Symptoms of hypothermia by core body temperature are

 Temp 99° to 96° F: Shivering becomes intense and uncontrollable. The ability to perform complex tasks is impaired.
 Temp 95° F to 91° F: Violent shivering persists. Victims have difficulty speaking and are sluggish in their thinking. Furthermore, victims may be stubborn, hallucinating, and extremely fatigued. Apathy may begin to set in.
 Temp 90° to 86° F: Shivering decreases and is replaced by strong muscular rigidity. Exposed skin may become blue or puffy.
 Temp 85° to 81° F: Victims become irrational, lose contact with reality, and drift into a stupor. Pulse and respiration are slowed.
 Temp 80° to 78° F: Victims lose consciousness; reflexes cease to function. The heartbeat becomes erratic.
 Temp < 78° F: Failure of the cardiac and respiratory control centers in the brain.

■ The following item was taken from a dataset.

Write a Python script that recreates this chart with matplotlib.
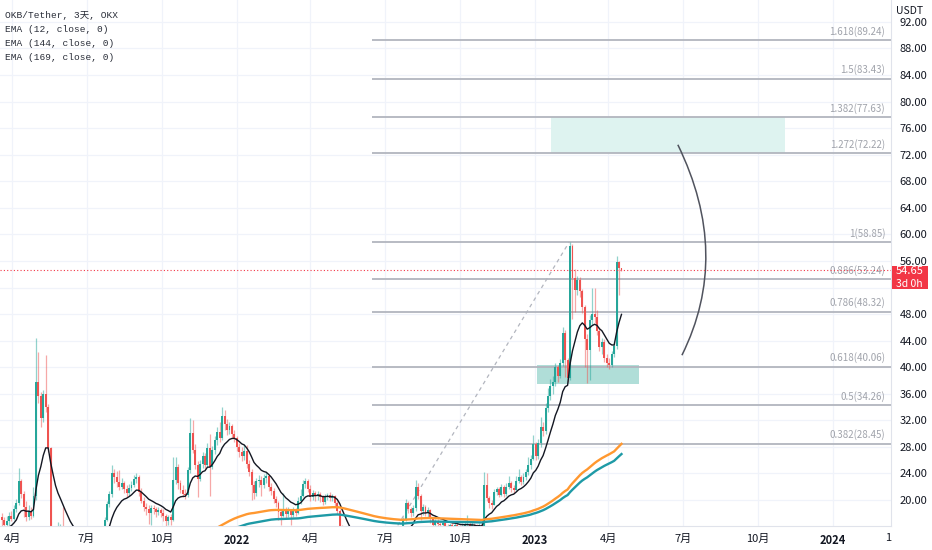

Death.

38

To treat hypothermia

Evacuate the individual to a medical facility as soon as possible.
Remove all wet clothing and replace with dry items.
As with frostbite, gradually warm the body
Continuously monitor the victim's respiration and heartbeat; administer CPR, if required, to maintain circulation.
Warm liquids in small sips may be given if the victim is conscious.

39

Use the acronym COLD when preparing for cold-weather operations or treating cold-weather injuries:

C: Keep it Clean
O: Avoid Overheating
L: Wear clothing Loosely and in Layers
D: Keep it Dry.

40

Cold Weather Injury Prevention is

Closely observe personnel who have previously become cold casualties.

Diet is important

Water is also important

Alcoholic beverages should be avoided

The importance of individual skills should not be underestimated.

Preventing Marines from overdressing or standing around in the cold doing nothing while dressed lightly for movements are just two considerations.